Curry led off his Monday event by again referring to the group as a “small group of political opposition” and said he hoped media would cover the story of the united effort for the pension tax.
He again referenced the opposition as an “incredibly small group” and chided the media for last week “making it a big story when it wasn’t.”
Instead, he said, the story should be the unified support that’s coming from all backgrounds and creeds, ZIP codes and party affiliations.
That included two well-known Democrats who are standing in support of the measure.
Nat Glover, the former sheriff and current Edward Waters College president, is someone Curry said hesitated when he was asked to support the cause. Glover co-chairs the Yes for Jacksonville political committee pushing marketing efforts for the pension referendum.
Glover called the pension problem a personal issue for him, describing himself as a trustee for Jacksonville.

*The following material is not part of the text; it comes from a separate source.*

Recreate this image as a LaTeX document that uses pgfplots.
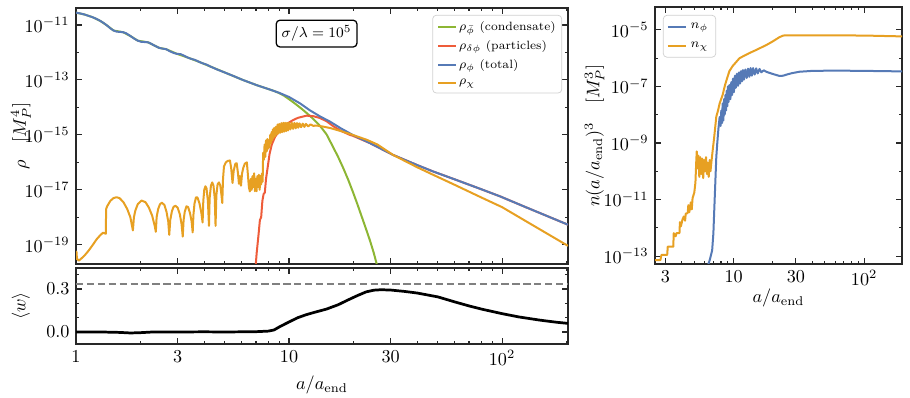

That includes his time in law enforcement as well as serving on the Police and Fire Pension Fund board, which last year voted on the first phase of reform.
“Now it’s left up to you to step up and do the right thing,” Glover said. “And that is to say yes for Jacksonville.”
City Council member Tommy Hazouri, a Democratic former mayor, serves on the finance team for Yes for Jacksonville.
He said recent budgets have been the easiest he can remember to pass because there hasn’t been money to go around.
The only two approaches to pay down the pension issue, Hazouri said, are “tax or tax.”
Whether the support from local leaders represents the masses of Jacksonville voters remains to be seen. Curry said he believes it does.
He declined to say what internal campaign polling showed about the level of support the referendum has. Instead, he simply said he was confident in the trajectory of results so far.
A July 11 poll by the University of North Florida Public Opinion Research Laboratory showed some level of support for the effort from 41 percent, while 33 showed some form of opposition. The remaining 26 percent did not know.
The margin of error was plus or minus 4 percentage points.